+++ Recorded information

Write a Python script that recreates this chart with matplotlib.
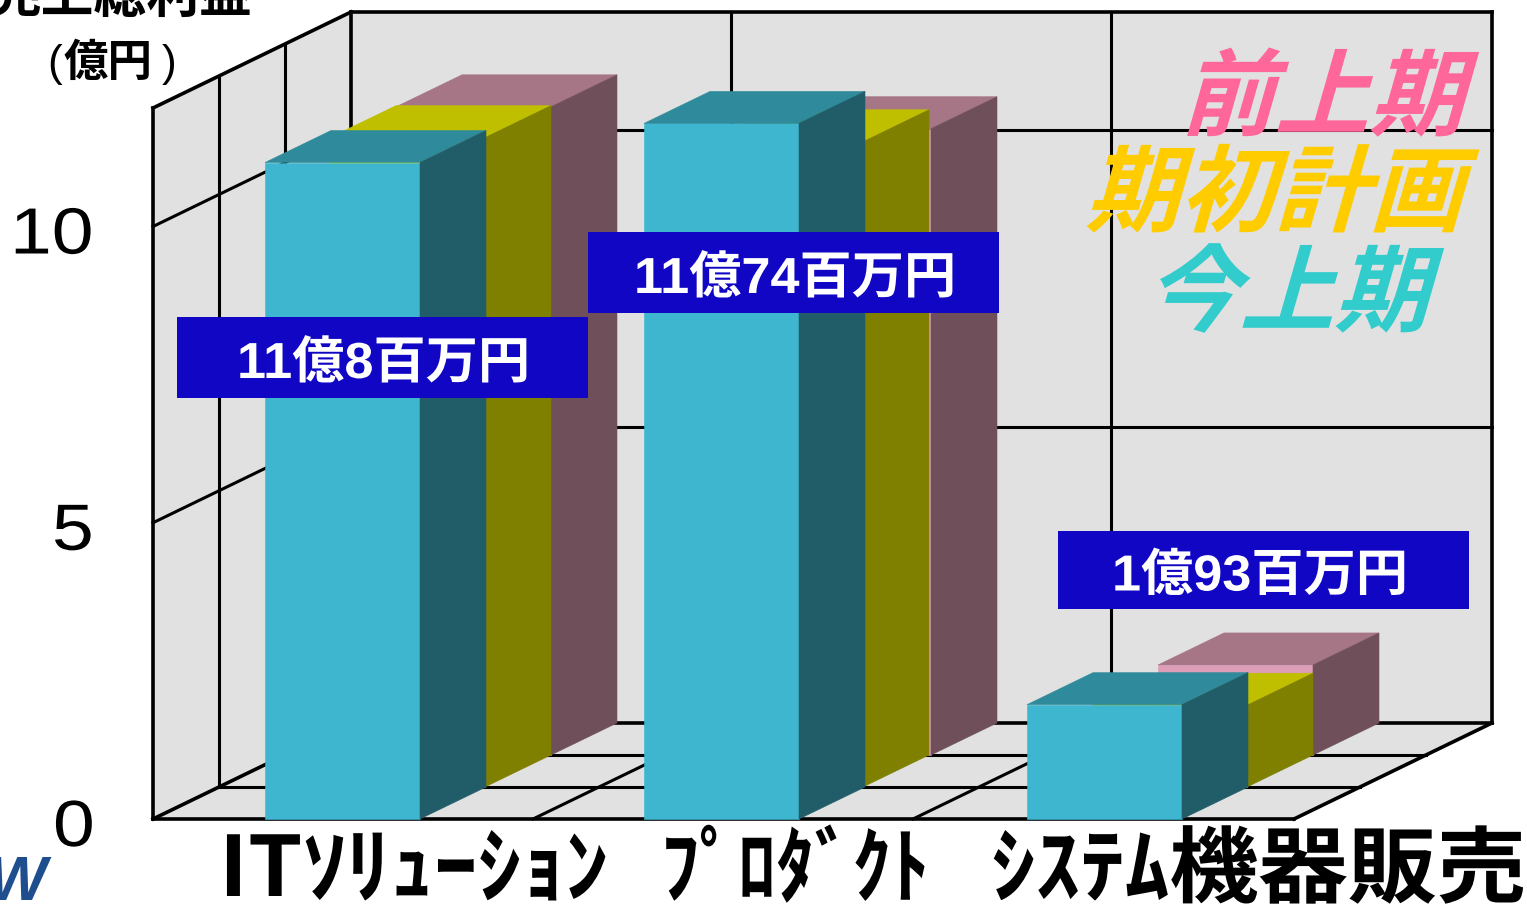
import matplotlib
matplotlib.use("Agg")
import matplotlib.pyplot as plt
from matplotlib.patches import Polygon, Rectangle
from matplotlib.patheffects import AbstractPathEffect
from matplotlib.transforms import Affine2D

# Values in oku yen, one list per period, back to front
categories = ["ITｿﾘｭｰｼｮﾝ", "ﾌﾟﾛﾀﾞｸﾄ", "ｼｽﾃﾑ機器販売"]
prev_half = [10.94, 10.57, 1.52]
plan = [10.96, 10.89, 1.38]
this_half = [11.08, 11.74, 1.93]
value_labels = ["11億8百万円", "11億74百万円", "1億93百万円"]
legend_names = ["前上期", "期初計画", "今上期"]
y_ticks = [0, 5, 10]
y_top = 12

# Layout of the fake 3D box, in pixels
FRONT_LEFT = 153
FLOOR_Y = 819
CAT_WIDTH = 380
PX_PER_UNIT = 59.25
DEPTH_DX = 66
DEPTH_DY = 32
BAR_WIDTH = 155
# front-left x of each bar before the depth shift, per category, back to front
BAR_X = [[264, 264, 265], [644, 642, 644], [1026, 1026, 1027]]
BOX_POS = [(177, 317, 411, 81), (588, 232, 411, 81), (1058, 531, 411, 78)]
BOX_TEXT_X = [237, 634, 1112]
TICK_X = [53, 52, 10]
LABEL_X = [219, 661, 991]
LABEL_SX = [1.05, 0.92, 1.07]

# front, top and side face per series
COLORS_BACK = ("#DD9DB7", "#A67586", "#6F4F5A")
COLORS_MID = ("#FFFF00", "#BFBF00", "#808000")
COLORS_FRONT = ("#3FB6CF", "#2F8B9B", "#215D68")

WALL = "#E1E1E1"
JP = ["Noto Sans CJK JP", "DejaVu Sans"]
LATIN_JP = ["Liberation Sans", "Noto Sans CJK JP"]


class Warp(AbstractPathEffect):
    # scale or slant the glyph outlines, text stays text
    def __init__(self, sx=1.0, sy=1.0, slant=0.0):
        self.matrix = Affine2D().scale(sx, sy).skew_deg(slant, 0)

    def draw_path(self, renderer, gc, tpath, affine, rgbFace=None):
        renderer.draw_path(gc, tpath, self.matrix + affine, rgbFace)


def project(x, value, depth):
    return (x + depth * DEPTH_DX, FLOOR_Y - depth * DEPTH_DY - value * PX_PER_UNIT)


def face(ax, points, color):
    ax.add_patch(Polygon(points, closed=True, facecolor=color, edgecolor=color, linewidth=0.4, zorder=1))


def line(ax, p1, p2, lw=2.2):
    ax.plot([p1[0], p2[0]], [p1[1], p2[1]], color="black", linewidth=lw, solid_capstyle="projecting", zorder=1)


def draw_bar(ax, x, value, depth, colors):
    front, top, side = colors
    x2 = x + BAR_WIDTH
    face(ax, [project(x, 0, depth), project(x2, 0, depth), project(x2, value, depth), project(x, value, depth)], front)
    face(ax, [project(x, value, depth), project(x2, value, depth), project(x2, value, depth + 1), project(x, value, depth + 1)], top)
    face(ax, [project(x2, 0, depth), project(x2, 0, depth + 1), project(x2, value, depth + 1), project(x2, value, depth)], side)


fig = plt.figure(figsize=(15.27, 9.05), dpi=100)
ax = fig.add_axes([0, 0, 1, 1])
ax.set_xlim(0, 1527)
ax.set_ylim(905, 0)
ax.axis("off")

right = FRONT_LEFT + CAT_WIDTH * 3 + 1

# Walls and floor
face(ax, [project(FRONT_LEFT, 0, 3), project(right, 0, 3), project(right, y_top, 3), project(FRONT_LEFT, y_top, 3)], WALL)
face(ax, [project(FRONT_LEFT, 0, 0), project(FRONT_LEFT, 0, 3), project(FRONT_LEFT, y_top, 3), project(FRONT_LEFT, y_top, 0)], WALL)
face(ax, [project(FRONT_LEFT, 0, 0), project(right, 0, 0), project(right, 0, 3), project(FRONT_LEFT, 0, 3)], WALL)

# Grid on the walls
for tick in y_ticks[1:]:
    line(ax, project(FRONT_LEFT, tick, 0), project(FRONT_LEFT, tick, 3))
    line(ax, project(FRONT_LEFT, tick, 3), project(right, tick, 3))
for depth in [1, 2]:
    line(ax, project(FRONT_LEFT, 0, depth), project(FRONT_LEFT, y_top, depth))
    line(ax, project(FRONT_LEFT, 0, depth), project(right, 0, depth))
for i in [1, 2]:
    x = FRONT_LEFT + i * CAT_WIDTH
    line(ax, project(x, 0, 0), project(x, 0, 3))
    line(ax, project(x, 0, 3), project(x, y_top, 3))

# Outline
line(ax, project(FRONT_LEFT, 0, 0), project(right, 0, 0), 2.6)
line(ax, project(right, 0, 0), project(right, 0, 3), 2.6)
line(ax, project(FRONT_LEFT, 0, 3), project(right, 0, 3), 2.6)
line(ax, project(right, 0, 3), project(right, y_top, 3), 2.6)
line(ax, project(FRONT_LEFT, y_top, 3), project(right, y_top, 3), 2.6)
line(ax, project(FRONT_LEFT, y_top, 0), project(FRONT_LEFT, y_top, 3), 2.6)
line(ax, project(FRONT_LEFT, 0, 0), project(FRONT_LEFT, y_top, 0), 2.6)
line(ax, project(FRONT_LEFT, 0, 0), project(FRONT_LEFT, 0, 3), 2.6)
line(ax, project(FRONT_LEFT, 0, 3), project(FRONT_LEFT, y_top, 3), 2.6)

# Bars, back series first so the front ones cover them
for i in range(len(categories)):
    draw_bar(ax, BAR_X[i][0], prev_half[i], 2, COLORS_BACK)
    draw_bar(ax, BAR_X[i][1], plan[i], 1, COLORS_MID)
    draw_bar(ax, BAR_X[i][2], this_half[i], 0, COLORS_FRONT)

# Blue value boxes
for label, (x, y, w, h), text_x in zip(value_labels, BOX_POS, BOX_TEXT_X):
    ax.add_patch(Rectangle((x, y), w, h, facecolor="#1006C4", edgecolor="none", zorder=1))
    ax.text(text_x, y + h / 2 + 7, label, color="white", fontsize=36.5, fontweight="bold",
            family=LATIN_JP, ha="left", va="center", path_effects=[Warp(sx=1.03)])

# Axis numbers
for tick, x in zip(y_ticks, TICK_X):
    ax.text(x, project(FRONT_LEFT, tick, 0)[1] + 27, str(tick), fontsize=47, family="Liberation Sans",
            ha="left", va="baseline", path_effects=[Warp(sx=1.15)])

# Category names
for name, x, sx in zip(categories, LABEL_X, LABEL_SX):
    ax.text(x, 896, name, fontsize=60, fontweight="bold", family=JP, ha="left", va="baseline", color="black",
            path_effects=[Warp(sx=sx)])

# Axis title, cut off at the top edge
ax.text(120, 13, "売上総利益", fontsize=38, fontweight="bold", family=JP, ha="center", va="baseline")
ax.text(108, 76, "億円", fontsize=32, fontweight="bold", family=JP, ha="center", va="baseline")
ax.text(47, 76, "(", fontsize=32, family="Liberation Sans", ha="left", va="baseline")
ax.text(162, 76, ")", fontsize=32, family="Liberation Sans", ha="left", va="baseline")

# Series names
legend_colors = ["#FF6699", "#FFCC00", "#33CCCC"]
legend_xy = [(1180, 128), (1085, 224), (1145, 324)]
for name, color, (x, y) in zip(legend_names, legend_colors, legend_xy):
    ax.text(x, y, name, color=color, fontsize=68, fontweight="bold", family=JP, ha="left", va="baseline",
            path_effects=[Warp(slant=16)])

# Corner of the logo
ax.text(46, 900, "W", color="#1F4E8F", fontsize=45, fontweight="bold", style="italic",
        family="Liberation Sans", ha="right", va="baseline")

fig.savefig("out.png", dpi=100)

++++++

* _What is needed_:
Copy all the lines of data exactly as they appear, dropping any images.

* _Exercise solution_:
Write a Python script that recreates this chart with matplotlib.
import matplotlib
matplotlib.use("Agg")
import matplotlib.pyplot as plt
from matplotlib.patches import Polygon, Rectangle
from matplotlib.patheffects import AbstractPathEffect
from matplotlib.transforms import Affine2D

# Values in oku yen, one list per period, back to front
categories = ["ITｿﾘｭｰｼｮﾝ", "ﾌﾟﾛﾀﾞｸﾄ", "ｼｽﾃﾑ機器販売"]
prev_half = [10.94, 10.57, 1.52]
plan = [10.96, 10.89, 1.38]
this_half = [11.08, 11.74, 1.93]
value_labels = ["11億8百万円", "11億74百万円", "1億93百万円"]
legend_names = ["前上期", "期初計画", "今上期"]
y_ticks = [0, 5, 10]
y_top = 12

# Layout of the fake 3D box, in pixels
FRONT_LEFT = 153
FLOOR_Y = 819
CAT_WIDTH = 380
PX_PER_UNIT = 59.25
DEPTH_DX = 66
DEPTH_DY = 32
BAR_WIDTH = 155
# front-left x of each bar before the depth shift, per category, back to front
BAR_X = [[264, 264, 265], [644, 642, 644], [1026, 1026, 1027]]
BOX_POS = [(177, 317, 411, 81), (588, 232, 411, 81), (1058, 531, 411, 78)]
BOX_TEXT_X = [237, 634, 1112]
TICK_X = [53, 52, 10]
LABEL_X = [219, 661, 991]
LABEL_SX = [1.05, 0.92, 1.07]

# front, top and side face per series
COLORS_BACK = ("#DD9DB7", "#A67586", "#6F4F5A")
COLORS_MID = ("#FFFF00", "#BFBF00", "#808000")
COLORS_FRONT = ("#3FB6CF", "#2F8B9B", "#215D68")

WALL = "#E1E1E1"
JP = ["Noto Sans CJK JP", "DejaVu Sans"]
LATIN_JP = ["Liberation Sans", "Noto Sans CJK JP"]


class Warp(AbstractPathEffect):
    # scale or slant the glyph outlines, text stays text
    def __init__(self, sx=1.0, sy=1.0, slant=0.0):
        self.matrix = Affine2D().scale(sx, sy).skew_deg(slant, 0)

    def draw_path(self, renderer, gc, tpath, affine, rgbFace=None):
        renderer.draw_path(gc, tpath, self.matrix + affine, rgbFace)


def project(x, value, depth):
    return (x + depth * DEPTH_DX, FLOOR_Y - depth * DEPTH_DY - value * PX_PER_UNIT)


def face(ax, points, color):
    ax.add_patch(Polygon(points, closed=True, facecolor=color, edgecolor=color, linewidth=0.4, zorder=1))


def line(ax, p1, p2, lw=2.2):
    ax.plot([p1[0], p2[0]], [p1[1], p2[1]], color="black", linewidth=lw, solid_capstyle="projecting", zorder=1)


def draw_bar(ax, x, value, depth, colors):
    front, top, side = colors
    x2 = x + BAR_WIDTH
    face(ax, [project(x, 0, depth), project(x2, 0, depth), project(x2, value, depth), project(x, value, depth)], front)
    face(ax, [project(x, value, depth), project(x2, value, depth), project(x2, value, depth + 1), project(x, value, depth + 1)], top)
    face(ax, [project(x2, 0, depth), project(x2, 0, depth + 1), project(x2, value, depth + 1), project(x2, value, depth)], side)


fig = plt.figure(figsize=(15.27, 9.05), dpi=100)
ax = fig.add_axes([0, 0, 1, 1])
ax.set_xlim(0, 1527)
ax.set_ylim(905, 0)
ax.axis("off")

right = FRONT_LEFT + CAT_WIDTH * 3 + 1

# Walls and floor
face(ax, [project(FRONT_LEFT, 0, 3), project(right, 0, 3), project(right, y_top, 3), project(FRONT_LEFT, y_top, 3)], WALL)
face(ax, [project(FRONT_LEFT, 0, 0), project(FRONT_LEFT, 0, 3), project(FRONT_LEFT, y_top, 3), project(FRONT_LEFT, y_top, 0)], WALL)
face(ax, [project(FRONT_LEFT, 0, 0), project(right, 0, 0), project(right, 0, 3), project(FRONT_LEFT, 0, 3)], WALL)

# Grid on the walls
for tick in y_ticks[1:]:
    line(ax, project(FRONT_LEFT, tick, 0), project(FRONT_LEFT, tick, 3))
    line(ax, project(FRONT_LEFT, tick, 3), project(right, tick, 3))
for depth in [1, 2]:
    line(ax, project(FRONT_LEFT, 0, depth), project(FRONT_LEFT, y_top, depth))
    line(ax, project(FRONT_LEFT, 0, depth), project(right, 0, depth))
for i in [1, 2]:
    x = FRONT_LEFT + i * CAT_WIDTH
    line(ax, project(x, 0, 0), project(x, 0, 3))
    line(ax, project(x, 0, 3), project(x, y_top, 3))

# Outline
line(ax, project(FRONT_LEFT, 0, 0), project(right, 0, 0), 2.6)
line(ax, project(right, 0, 0), project(right, 0, 3), 2.6)
line(ax, project(FRONT_LEFT, 0, 3), project(right, 0, 3), 2.6)
line(ax, project(right, 0, 3), project(right, y_top, 3), 2.6)
line(ax, project(FRONT_LEFT, y_top, 3), project(right, y_top, 3), 2.6)
line(ax, project(FRONT_LEFT, y_top, 0), project(FRONT_LEFT, y_top, 3), 2.6)
line(ax, project(FRONT_LEFT, 0, 0), project(FRONT_LEFT, y_top, 0), 2.6)
line(ax, project(FRONT_LEFT, 0, 0), project(FRONT_LEFT, 0, 3), 2.6)
line(ax, project(FRONT_LEFT, 0, 3), project(FRONT_LEFT, y_top, 3), 2.6)

# Bars, back series first so the front ones cover them
for i in range(len(categories)):
    draw_bar(ax, BAR_X[i][0], prev_half[i], 2, COLORS_BACK)
    draw_bar(ax, BAR_X[i][1], plan[i], 1, COLORS_MID)
    draw_bar(ax, BAR_X[i][2], this_half[i], 0, COLORS_FRONT)

# Blue value boxes
for label, (x, y, w, h), text_x in zip(value_labels, BOX_POS, BOX_TEXT_X):
    ax.add_patch(Rectangle((x, y), w, h, facecolor="#1006C4", edgecolor="none", zorder=1))
    ax.text(text_x, y + h / 2 + 7, label, color="white", fontsize=36.5, fontweight="bold",
            family=LATIN_JP, ha="left", va="center", path_effects=[Warp(sx=1.03)])

# Axis numbers
for tick, x in zip(y_ticks, TICK_X):
    ax.text(x, project(FRONT_LEFT, tick, 0)[1] + 27, str(tick), fontsize=47, family="Liberation Sans",
            ha="left", va="baseline", path_effects=[Warp(sx=1.15)])

# Category names
for name, x, sx in zip(categories, LABEL_X, LABEL_SX):
    ax.text(x, 896, name, fontsize=60, fontweight="bold", family=JP, ha="left", va="baseline", color="black",
            path_effects=[Warp(sx=sx)])

# Axis title, cut off at the top edge
ax.text(120, 13, "売上総利益", fontsize=38, fontweight="bold", family=JP, ha="center", va="baseline")
ax.text(108, 76, "億円", fontsize=32, fontweight="bold", family=JP, ha="center", va="baseline")
ax.text(47, 76, "(", fontsize=32, family="Liberation Sans", ha="left", va="baseline")
ax.text(162, 76, ")", fontsize=32, family="Liberation Sans", ha="left", va="baseline")

# Series names
legend_colors = ["#FF6699", "#FFCC00", "#33CCCC"]
legend_xy = [(1180, 128), (1085, 224), (1145, 324)]
for name, color, (x, y) in zip(legend_names, legend_colors, legend_xy):
    ax.text(x, y, name, color=color, fontsize=68, fontweight="bold", family=JP, ha="left", va="baseline",
            path_effects=[Warp(slant=16)])

# Corner of the logo
ax.text(46, 900, "W", color="#1F4E8F", fontsize=45, fontweight="bold", style="italic",
        family="Liberation Sans", ha="right", va="baseline")

fig.savefig("out.png", dpi=100)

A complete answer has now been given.